**What the task requires:** Transcribe the whole listing below without changing a word, but leave out every image.

**Recorded data:**
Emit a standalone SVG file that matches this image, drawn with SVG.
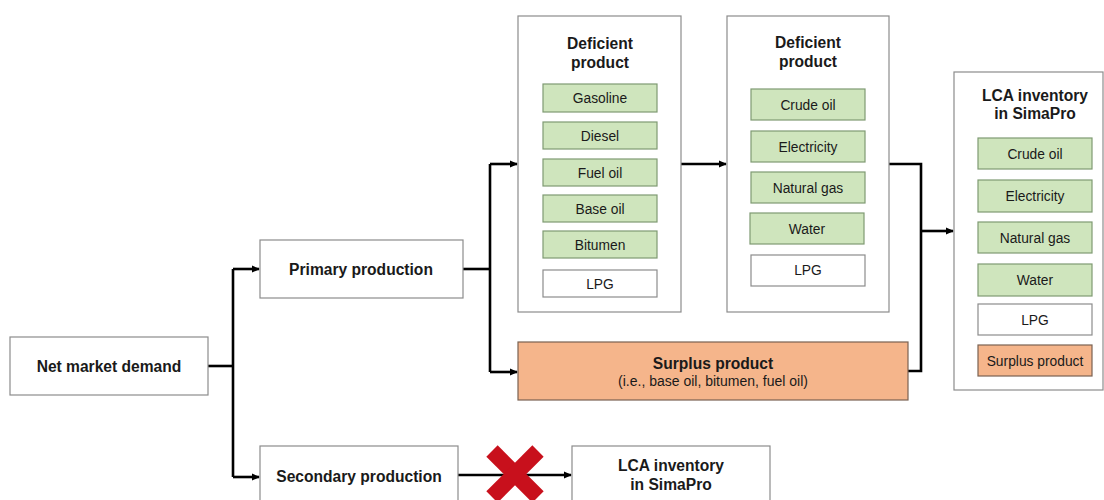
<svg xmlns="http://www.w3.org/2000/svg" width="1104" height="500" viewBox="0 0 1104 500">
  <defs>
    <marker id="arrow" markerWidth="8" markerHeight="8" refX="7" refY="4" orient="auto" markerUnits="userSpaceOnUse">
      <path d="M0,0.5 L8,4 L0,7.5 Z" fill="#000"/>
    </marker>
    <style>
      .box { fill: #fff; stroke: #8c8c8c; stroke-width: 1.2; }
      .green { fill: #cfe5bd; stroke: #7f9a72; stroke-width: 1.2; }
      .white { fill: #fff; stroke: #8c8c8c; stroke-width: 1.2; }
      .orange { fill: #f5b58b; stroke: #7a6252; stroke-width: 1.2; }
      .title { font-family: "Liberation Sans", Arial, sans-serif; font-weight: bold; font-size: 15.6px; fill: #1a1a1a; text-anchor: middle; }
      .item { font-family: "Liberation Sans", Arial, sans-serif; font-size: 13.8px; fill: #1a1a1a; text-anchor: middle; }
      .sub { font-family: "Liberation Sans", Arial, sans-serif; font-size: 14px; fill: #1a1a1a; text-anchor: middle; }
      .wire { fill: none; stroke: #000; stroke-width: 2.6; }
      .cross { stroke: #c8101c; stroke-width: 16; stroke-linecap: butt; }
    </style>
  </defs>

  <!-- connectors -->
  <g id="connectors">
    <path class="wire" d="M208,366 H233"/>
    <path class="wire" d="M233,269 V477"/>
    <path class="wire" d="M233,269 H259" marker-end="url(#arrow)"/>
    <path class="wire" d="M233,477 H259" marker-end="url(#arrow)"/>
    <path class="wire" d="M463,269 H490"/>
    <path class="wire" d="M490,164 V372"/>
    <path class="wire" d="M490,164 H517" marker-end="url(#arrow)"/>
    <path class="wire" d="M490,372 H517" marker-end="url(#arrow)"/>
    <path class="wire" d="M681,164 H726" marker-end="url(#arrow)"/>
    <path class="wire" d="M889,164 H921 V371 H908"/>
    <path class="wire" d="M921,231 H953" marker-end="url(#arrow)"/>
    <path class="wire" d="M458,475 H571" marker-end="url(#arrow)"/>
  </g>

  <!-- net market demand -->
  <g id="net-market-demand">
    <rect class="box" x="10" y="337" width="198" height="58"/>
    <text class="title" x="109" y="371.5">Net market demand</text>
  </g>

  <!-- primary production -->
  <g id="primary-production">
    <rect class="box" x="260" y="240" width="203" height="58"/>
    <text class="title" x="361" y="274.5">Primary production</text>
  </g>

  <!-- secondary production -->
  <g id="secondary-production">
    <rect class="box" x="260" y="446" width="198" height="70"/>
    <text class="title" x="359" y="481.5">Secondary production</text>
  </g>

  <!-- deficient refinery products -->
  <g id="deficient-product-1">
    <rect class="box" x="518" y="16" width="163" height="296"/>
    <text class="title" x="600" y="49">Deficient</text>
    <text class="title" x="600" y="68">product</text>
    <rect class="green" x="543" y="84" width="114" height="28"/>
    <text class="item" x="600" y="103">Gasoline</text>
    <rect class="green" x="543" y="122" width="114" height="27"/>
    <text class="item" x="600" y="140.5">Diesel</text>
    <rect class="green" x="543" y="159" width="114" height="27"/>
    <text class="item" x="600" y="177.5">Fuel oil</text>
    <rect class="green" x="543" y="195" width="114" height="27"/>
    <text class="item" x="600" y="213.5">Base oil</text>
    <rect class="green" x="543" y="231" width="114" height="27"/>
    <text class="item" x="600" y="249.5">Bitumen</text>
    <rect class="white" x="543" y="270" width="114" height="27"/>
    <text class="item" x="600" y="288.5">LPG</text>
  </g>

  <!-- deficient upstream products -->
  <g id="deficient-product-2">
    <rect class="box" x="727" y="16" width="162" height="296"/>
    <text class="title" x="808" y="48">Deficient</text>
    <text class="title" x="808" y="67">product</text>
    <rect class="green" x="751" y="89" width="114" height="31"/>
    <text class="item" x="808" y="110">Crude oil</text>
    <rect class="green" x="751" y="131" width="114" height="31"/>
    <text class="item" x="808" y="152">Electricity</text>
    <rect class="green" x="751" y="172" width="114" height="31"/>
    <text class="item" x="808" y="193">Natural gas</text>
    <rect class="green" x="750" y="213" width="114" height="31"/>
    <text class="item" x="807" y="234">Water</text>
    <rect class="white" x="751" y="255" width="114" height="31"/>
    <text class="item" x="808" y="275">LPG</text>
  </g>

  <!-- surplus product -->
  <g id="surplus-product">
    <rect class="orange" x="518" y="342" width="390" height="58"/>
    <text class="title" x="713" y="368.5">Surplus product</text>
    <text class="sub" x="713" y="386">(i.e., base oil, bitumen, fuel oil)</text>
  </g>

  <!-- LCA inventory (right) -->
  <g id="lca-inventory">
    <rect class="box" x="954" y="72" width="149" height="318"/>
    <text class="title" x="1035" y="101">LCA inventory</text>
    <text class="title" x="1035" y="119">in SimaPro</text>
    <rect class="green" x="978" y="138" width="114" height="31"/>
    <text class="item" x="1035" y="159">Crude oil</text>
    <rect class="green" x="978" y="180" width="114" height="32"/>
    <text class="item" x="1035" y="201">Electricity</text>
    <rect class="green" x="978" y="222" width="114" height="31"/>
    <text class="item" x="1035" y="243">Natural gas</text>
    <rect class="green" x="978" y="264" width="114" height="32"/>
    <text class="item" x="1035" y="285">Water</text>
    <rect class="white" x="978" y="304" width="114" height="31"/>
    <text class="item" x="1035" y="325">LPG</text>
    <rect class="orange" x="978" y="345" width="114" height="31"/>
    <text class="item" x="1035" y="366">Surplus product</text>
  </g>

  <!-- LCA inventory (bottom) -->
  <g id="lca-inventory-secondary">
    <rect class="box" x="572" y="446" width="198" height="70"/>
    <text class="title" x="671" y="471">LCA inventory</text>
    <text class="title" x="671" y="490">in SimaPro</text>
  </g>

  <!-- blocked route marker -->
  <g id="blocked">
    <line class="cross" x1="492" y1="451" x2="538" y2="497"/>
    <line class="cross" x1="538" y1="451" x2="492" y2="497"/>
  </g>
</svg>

**Worked answer:**
Emit a standalone SVG file that matches this image, drawn with SVG.
<svg xmlns="http://www.w3.org/2000/svg" width="1104" height="500" viewBox="0 0 1104 500">
  <defs>
    <marker id="arrow" markerWidth="8" markerHeight="8" refX="7" refY="4" orient="auto" markerUnits="userSpaceOnUse">
      <path d="M0,0.5 L8,4 L0,7.5 Z" fill="#000"/>
    </marker>
    <style>
      .box { fill: #fff; stroke: #8c8c8c; stroke-width: 1.2; }
      .green { fill: #cfe5bd; stroke: #7f9a72; stroke-width: 1.2; }
      .white { fill: #fff; stroke: #8c8c8c; stroke-width: 1.2; }
      .orange { fill: #f5b58b; stroke: #7a6252; stroke-width: 1.2; }
      .title { font-family: "Liberation Sans", Arial, sans-serif; font-weight: bold; font-size: 15.6px; fill: #1a1a1a; text-anchor: middle; }
      .item { font-family: "Liberation Sans", Arial, sans-serif; font-size: 13.8px; fill: #1a1a1a; text-anchor: middle; }
      .sub { font-family: "Liberation Sans", Arial, sans-serif; font-size: 14px; fill: #1a1a1a; text-anchor: middle; }
      .wire { fill: none; stroke: #000; stroke-width: 2.6; }
      .cross { stroke: #c8101c; stroke-width: 16; stroke-linecap: butt; }
    </style>
  </defs>

  <!-- connectors -->
  <g id="connectors">
    <path class="wire" d="M208,366 H233"/>
    <path class="wire" d="M233,269 V477"/>
    <path class="wire" d="M233,269 H259" marker-end="url(#arrow)"/>
    <path class="wire" d="M233,477 H259" marker-end="url(#arrow)"/>
    <path class="wire" d="M463,269 H490"/>
    <path class="wire" d="M490,164 V372"/>
    <path class="wire" d="M490,164 H517" marker-end="url(#arrow)"/>
    <path class="wire" d="M490,372 H517" marker-end="url(#arrow)"/>
    <path class="wire" d="M681,164 H726" marker-end="url(#arrow)"/>
    <path class="wire" d="M889,164 H921 V371 H908"/>
    <path class="wire" d="M921,231 H953" marker-end="url(#arrow)"/>
    <path class="wire" d="M458,475 H571" marker-end="url(#arrow)"/>
  </g>

  <!-- net market demand -->
  <g id="net-market-demand">
    <rect class="box" x="10" y="337" width="198" height="58"/>
    <text class="title" x="109" y="371.5">Net market demand</text>
  </g>

  <!-- primary production -->
  <g id="primary-production">
    <rect class="box" x="260" y="240" width="203" height="58"/>
    <text class="title" x="361" y="274.5">Primary production</text>
  </g>

  <!-- secondary production -->
  <g id="secondary-production">
    <rect class="box" x="260" y="446" width="198" height="70"/>
    <text class="title" x="359" y="481.5">Secondary production</text>
  </g>

  <!-- deficient refinery products -->
  <g id="deficient-product-1">
    <rect class="box" x="518" y="16" width="163" height="296"/>
    <text class="title" x="600" y="49">Deficient</text>
    <text class="title" x="600" y="68">product</text>
    <rect class="green" x="543" y="84" width="114" height="28"/>
    <text class="item" x="600" y="103">Gasoline</text>
    <rect class="green" x="543" y="122" width="114" height="27"/>
    <text class="item" x="600" y="140.5">Diesel</text>
    <rect class="green" x="543" y="159" width="114" height="27"/>
    <text class="item" x="600" y="177.5">Fuel oil</text>
    <rect class="green" x="543" y="195" width="114" height="27"/>
    <text class="item" x="600" y="213.5">Base oil</text>
    <rect class="green" x="543" y="231" width="114" height="27"/>
    <text class="item" x="600" y="249.5">Bitumen</text>
    <rect class="white" x="543" y="270" width="114" height="27"/>
    <text class="item" x="600" y="288.5">LPG</text>
  </g>

  <!-- deficient upstream products -->
  <g id="deficient-product-2">
    <rect class="box" x="727" y="16" width="162" height="296"/>
    <text class="title" x="808" y="48">Deficient</text>
    <text class="title" x="808" y="67">product</text>
    <rect class="green" x="751" y="89" width="114" height="31"/>
    <text class="item" x="808" y="110">Crude oil</text>
    <rect class="green" x="751" y="131" width="114" height="31"/>
    <text class="item" x="808" y="152">Electricity</text>
    <rect class="green" x="751" y="172" width="114" height="31"/>
    <text class="item" x="808" y="193">Natural gas</text>
    <rect class="green" x="750" y="213" width="114" height="31"/>
    <text class="item" x="807" y="234">Water</text>
    <rect class="white" x="751" y="255" width="114" height="31"/>
    <text class="item" x="808" y="275">LPG</text>
  </g>

  <!-- surplus product -->
  <g id="surplus-product">
    <rect class="orange" x="518" y="342" width="390" height="58"/>
    <text class="title" x="713" y="368.5">Surplus product</text>
    <text class="sub" x="713" y="386">(i.e., base oil, bitumen, fuel oil)</text>
  </g>

  <!-- LCA inventory (right) -->
  <g id="lca-inventory">
    <rect class="box" x="954" y="72" width="149" height="318"/>
    <text class="title" x="1035" y="101">LCA inventory</text>
    <text class="title" x="1035" y="119">in SimaPro</text>
    <rect class="green" x="978" y="138" width="114" height="31"/>
    <text class="item" x="1035" y="159">Crude oil</text>
    <rect class="green" x="978" y="180" width="114" height="32"/>
    <text class="item" x="1035" y="201">Electricity</text>
    <rect class="green" x="978" y="222" width="114" height="31"/>
    <text class="item" x="1035" y="243">Natural gas</text>
    <rect class="green" x="978" y="264" width="114" height="32"/>
    <text class="item" x="1035" y="285">Water</text>
    <rect class="white" x="978" y="304" width="114" height="31"/>
    <text class="item" x="1035" y="325">LPG</text>
    <rect class="orange" x="978" y="345" width="114" height="31"/>
    <text class="item" x="1035" y="366">Surplus product</text>
  </g>

  <!-- LCA inventory (bottom) -->
  <g id="lca-inventory-secondary">
    <rect class="box" x="572" y="446" width="198" height="70"/>
    <text class="title" x="671" y="471">LCA inventory</text>
    <text class="title" x="671" y="490">in SimaPro</text>
  </g>

  <!-- blocked route marker -->
  <g id="blocked">
    <line class="cross" x1="492" y1="451" x2="538" y2="497"/>
    <line class="cross" x1="538" y1="451" x2="492" y2="497"/>
  </g>
</svg>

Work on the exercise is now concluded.